#### Exercise aim
Return each line of the data below exactly, omitting any pictures.

#### Source material
________
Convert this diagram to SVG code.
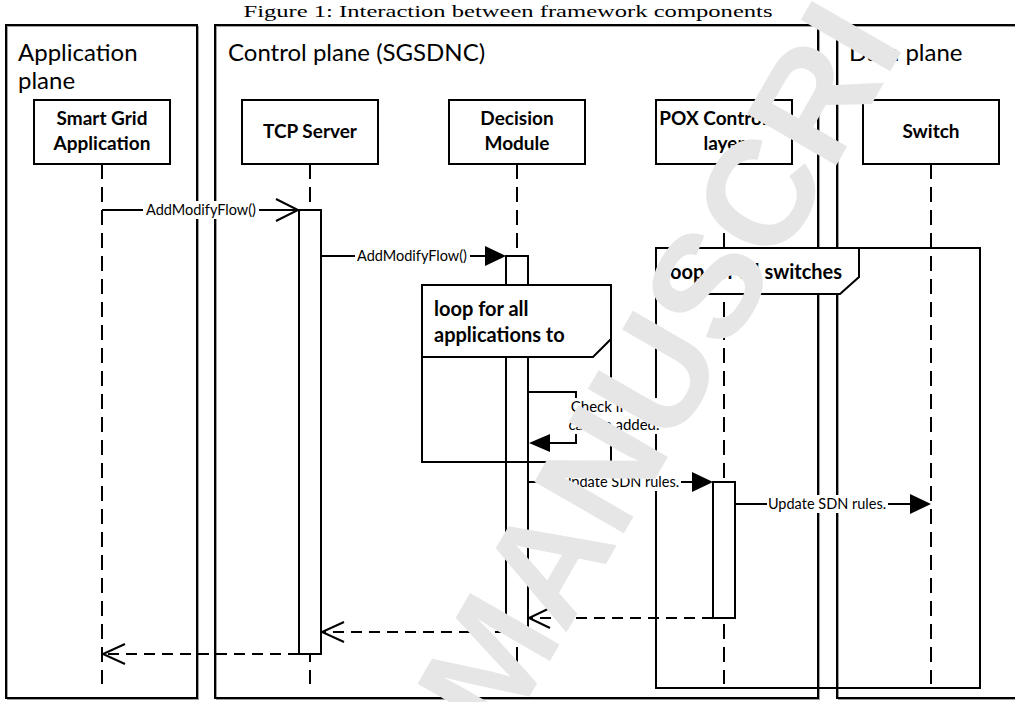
<svg xmlns="http://www.w3.org/2000/svg" width="1015" height="702" viewBox="0 0 1015 702">
<style>
.frame{fill:none;stroke:#000;stroke-width:2}
.shadow{fill:none;stroke:#a0a0a0;stroke-width:1}
.box{fill:#fff;stroke:#000;stroke-width:2}
.life{fill:none;stroke:#000;stroke-width:2;stroke-dasharray:15 8}
.act{fill:#fff;stroke:#000;stroke-width:2}
.msg{fill:none;stroke:#000;stroke-width:2}
.ret{fill:none;stroke:#000;stroke-width:2;stroke-dasharray:11 7}
.open{fill:none;stroke:#000;stroke-width:2}
.head{fill:#000;stroke:none}
.hdr{fill:#fff;stroke:#000;stroke-width:2}
.bg{fill:#fff;stroke:none}
.plane{font-family:Lato,"Liberation Sans",sans-serif;font-size:24px;fill:#000}
.nl{font-family:Lato,"Liberation Sans",sans-serif;font-size:19px;font-weight:bold;fill:#000;text-anchor:middle}
.ml{font-family:Lato,"Liberation Sans",sans-serif;font-size:14.5px;fill:#000;text-anchor:middle}
.cl{font-family:Lato,"Liberation Sans",sans-serif;font-size:15px;fill:#000;text-anchor:middle}
.ll{font-family:Lato,"Liberation Sans",sans-serif;font-size:20px;font-weight:bold;fill:#000}
.title{font-family:"Liberation Serif",serif;font-size:16px;fill:#000;text-anchor:middle}
.wm{font-family:"Liberation Sans",sans-serif;font-size:150px;font-weight:bold;fill:#e6e6e6}
</style>

<text class="title" x="508" y="17" textLength="529" lengthAdjust="spacingAndGlyphs">Figure 1: Interaction between framework components</text>

<g id="application-plane">
<rect class="shadow" x="7.5" y="26.5" width="191" height="673"/>
<rect class="frame" x="6" y="25" width="191" height="673"/>
<text class="plane" x="18" y="61">Application</text>
<text class="plane" x="18" y="89">plane</text>
</g>
<g id="control-plane">
<rect class="shadow" x="216.5" y="26.5" width="603" height="673"/>
<rect class="frame" x="215" y="25" width="603" height="673"/>
<text class="plane" x="228" y="61">Control plane (SGSDNC)</text>
</g>
<g id="data-plane">
<rect class="shadow" x="838.5" y="26.5" width="200" height="673"/>
<rect class="frame" x="837" y="25" width="200" height="673"/>
<text class="plane" x="849" y="61">Data plane</text>
</g>

<g id="lifelines">
<line class="life" x1="102" y1="164" x2="102" y2="684"/>
<line class="life" x1="310" y1="164" x2="310" y2="684"/>
<line class="life" x1="517" y1="164" x2="517" y2="684"/>
<line class="life" x1="724" y1="164" x2="724" y2="684"/>
<line class="life" x1="931" y1="164" x2="931" y2="684"/>
</g>

<g id="smart-grid-application">
<rect class="box" x="34" y="100" width="136" height="64"/>
<text class="nl" x="102" y="125">Smart Grid</text>
<text class="nl" x="102" y="150">Application</text>
</g>
<g id="tcp-server">
<rect class="box" x="242" y="100" width="136" height="64"/>
<text class="nl" x="310" y="138">TCP Server</text>
</g>
<g id="decision-module">
<rect class="box" x="449" y="100" width="136" height="64"/>
<text class="nl" x="517" y="125">Decision</text>
<text class="nl" x="517" y="150">Module</text>
</g>
<g id="pox-controller-layer">
<rect class="box" x="656" y="100" width="136" height="64"/>
<text class="nl" x="724" y="125">POX Controller</text>
<text class="nl" x="724" y="150">layer</text>
</g>
<g id="switch">
<rect class="box" x="863" y="100" width="136" height="64"/>
<text class="nl" x="931" y="138">Switch</text>
</g>

<g id="activations">
<rect class="act" x="299" y="210" width="22" height="444"/>
<rect class="act" x="506" y="256" width="22" height="376"/>
<rect class="act" x="713" y="482" width="22" height="136"/>
</g>

<g id="loop-applications">
<rect class="frame" x="422" y="285" width="189" height="177"/>
<path class="hdr" d="M422,285 H611 V339 L593,357 H422 Z"/>
<text class="ll" x="434" y="316">loop for all</text>
<text class="ll" x="434" y="342">applications to</text>
</g>
<g id="loop-switches">
<rect class="frame" x="656" y="248" width="324" height="440"/>
<path class="hdr" d="M656,248 H859 V277 L840,294 H656 Z"/>
<text class="ll" x="665" y="279">loop for all switches</text>
</g>

<g id="connectors">
<line class="msg" x1="102" y1="210" x2="298" y2="210"/>
<polyline class="open" points="276,199 298,210 276,221"/>
<rect class="bg" x="143" y="201" width="116" height="18"/>
<text class="ml" x="201" y="215">AddModifyFlow()</text>

<line class="msg" x1="321" y1="256" x2="490" y2="256"/>
<polygon class="head" points="506,256 485,246 485,266"/>
<rect class="bg" x="355" y="247" width="115" height="18"/>
<text class="ml" x="412" y="261">AddModifyFlow()</text>

<polyline class="msg" points="528,392 576,392 576,443 545,443"/>
<polygon class="head" points="529,443 550,434 550,452"/>
<rect class="bg" x="567" y="398" width="94" height="36"/>
<text class="cl" x="614" y="412">Check if flow</text>
<text class="cl" x="614" y="430">can be added.</text>

<line class="msg" x1="528" y1="482" x2="697" y2="482"/>
<polygon class="head" points="713,482 692,472 692,492"/>
<rect class="bg" x="560" y="473" width="121" height="18"/>
<text class="ml" x="620" y="487">Update SDN rules.</text>

<line class="msg" x1="735" y1="504" x2="915" y2="504"/>
<polygon class="head" points="931,504 910,494 910,514"/>
<rect class="bg" x="767" y="495" width="121" height="18"/>
<text class="ml" x="827" y="509">Update SDN rules.</text>

<line class="ret" x1="713" y1="618" x2="530" y2="618"/>
<polyline class="open" points="550,608 529,618 550,628"/>

<line class="ret" x1="506" y1="632" x2="323" y2="632"/>
<polyline class="open" points="344,622 322,632 344,642"/>

<line class="ret" x1="299" y1="654" x2="104" y2="654"/>
<polyline class="open" points="125,644 103,654 125,664"/>
</g>

<text class="wm" transform="translate(502,744) rotate(-60)">MANUSCRI</text>
</svg>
________
#### Output
Convert this diagram to SVG code.
<svg xmlns="http://www.w3.org/2000/svg" width="1015" height="702" viewBox="0 0 1015 702">
<style>
.frame{fill:none;stroke:#000;stroke-width:2}
.shadow{fill:none;stroke:#a0a0a0;stroke-width:1}
.box{fill:#fff;stroke:#000;stroke-width:2}
.life{fill:none;stroke:#000;stroke-width:2;stroke-dasharray:15 8}
.act{fill:#fff;stroke:#000;stroke-width:2}
.msg{fill:none;stroke:#000;stroke-width:2}
.ret{fill:none;stroke:#000;stroke-width:2;stroke-dasharray:11 7}
.open{fill:none;stroke:#000;stroke-width:2}
.head{fill:#000;stroke:none}
.hdr{fill:#fff;stroke:#000;stroke-width:2}
.bg{fill:#fff;stroke:none}
.plane{font-family:Lato,"Liberation Sans",sans-serif;font-size:24px;fill:#000}
.nl{font-family:Lato,"Liberation Sans",sans-serif;font-size:19px;font-weight:bold;fill:#000;text-anchor:middle}
.ml{font-family:Lato,"Liberation Sans",sans-serif;font-size:14.5px;fill:#000;text-anchor:middle}
.cl{font-family:Lato,"Liberation Sans",sans-serif;font-size:15px;fill:#000;text-anchor:middle}
.ll{font-family:Lato,"Liberation Sans",sans-serif;font-size:20px;font-weight:bold;fill:#000}
.title{font-family:"Liberation Serif",serif;font-size:16px;fill:#000;text-anchor:middle}
.wm{font-family:"Liberation Sans",sans-serif;font-size:150px;font-weight:bold;fill:#e6e6e6}
</style>

<text class="title" x="508" y="17" textLength="529" lengthAdjust="spacingAndGlyphs">Figure 1: Interaction between framework components</text>

<g id="application-plane">
<rect class="shadow" x="7.5" y="26.5" width="191" height="673"/>
<rect class="frame" x="6" y="25" width="191" height="673"/>
<text class="plane" x="18" y="61">Application</text>
<text class="plane" x="18" y="89">plane</text>
</g>
<g id="control-plane">
<rect class="shadow" x="216.5" y="26.5" width="603" height="673"/>
<rect class="frame" x="215" y="25" width="603" height="673"/>
<text class="plane" x="228" y="61">Control plane (SGSDNC)</text>
</g>
<g id="data-plane">
<rect class="shadow" x="838.5" y="26.5" width="200" height="673"/>
<rect class="frame" x="837" y="25" width="200" height="673"/>
<text class="plane" x="849" y="61">Data plane</text>
</g>

<g id="lifelines">
<line class="life" x1="102" y1="164" x2="102" y2="684"/>
<line class="life" x1="310" y1="164" x2="310" y2="684"/>
<line class="life" x1="517" y1="164" x2="517" y2="684"/>
<line class="life" x1="724" y1="164" x2="724" y2="684"/>
<line class="life" x1="931" y1="164" x2="931" y2="684"/>
</g>

<g id="smart-grid-application">
<rect class="box" x="34" y="100" width="136" height="64"/>
<text class="nl" x="102" y="125">Smart Grid</text>
<text class="nl" x="102" y="150">Application</text>
</g>
<g id="tcp-server">
<rect class="box" x="242" y="100" width="136" height="64"/>
<text class="nl" x="310" y="138">TCP Server</text>
</g>
<g id="decision-module">
<rect class="box" x="449" y="100" width="136" height="64"/>
<text class="nl" x="517" y="125">Decision</text>
<text class="nl" x="517" y="150">Module</text>
</g>
<g id="pox-controller-layer">
<rect class="box" x="656" y="100" width="136" height="64"/>
<text class="nl" x="724" y="125">POX Controller</text>
<text class="nl" x="724" y="150">layer</text>
</g>
<g id="switch">
<rect class="box" x="863" y="100" width="136" height="64"/>
<text class="nl" x="931" y="138">Switch</text>
</g>

<g id="activations">
<rect class="act" x="299" y="210" width="22" height="444"/>
<rect class="act" x="506" y="256" width="22" height="376"/>
<rect class="act" x="713" y="482" width="22" height="136"/>
</g>

<g id="loop-applications">
<rect class="frame" x="422" y="285" width="189" height="177"/>
<path class="hdr" d="M422,285 H611 V339 L593,357 H422 Z"/>
<text class="ll" x="434" y="316">loop for all</text>
<text class="ll" x="434" y="342">applications to</text>
</g>
<g id="loop-switches">
<rect class="frame" x="656" y="248" width="324" height="440"/>
<path class="hdr" d="M656,248 H859 V277 L840,294 H656 Z"/>
<text class="ll" x="665" y="279">loop for all switches</text>
</g>

<g id="connectors">
<line class="msg" x1="102" y1="210" x2="298" y2="210"/>
<polyline class="open" points="276,199 298,210 276,221"/>
<rect class="bg" x="143" y="201" width="116" height="18"/>
<text class="ml" x="201" y="215">AddModifyFlow()</text>

<line class="msg" x1="321" y1="256" x2="490" y2="256"/>
<polygon class="head" points="506,256 485,246 485,266"/>
<rect class="bg" x="355" y="247" width="115" height="18"/>
<text class="ml" x="412" y="261">AddModifyFlow()</text>

<polyline class="msg" points="528,392 576,392 576,443 545,443"/>
<polygon class="head" points="529,443 550,434 550,452"/>
<rect class="bg" x="567" y="398" width="94" height="36"/>
<text class="cl" x="614" y="412">Check if flow</text>
<text class="cl" x="614" y="430">can be added.</text>

<line class="msg" x1="528" y1="482" x2="697" y2="482"/>
<polygon class="head" points="713,482 692,472 692,492"/>
<rect class="bg" x="560" y="473" width="121" height="18"/>
<text class="ml" x="620" y="487">Update SDN rules.</text>

<line class="msg" x1="735" y1="504" x2="915" y2="504"/>
<polygon class="head" points="931,504 910,494 910,514"/>
<rect class="bg" x="767" y="495" width="121" height="18"/>
<text class="ml" x="827" y="509">Update SDN rules.</text>

<line class="ret" x1="713" y1="618" x2="530" y2="618"/>
<polyline class="open" points="550,608 529,618 550,628"/>

<line class="ret" x1="506" y1="632" x2="323" y2="632"/>
<polyline class="open" points="344,622 322,632 344,642"/>

<line class="ret" x1="299" y1="654" x2="104" y2="654"/>
<polyline class="open" points="125,644 103,654 125,664"/>
</g>

<text class="wm" transform="translate(502,744) rotate(-60)">MANUSCRI</text>
</svg>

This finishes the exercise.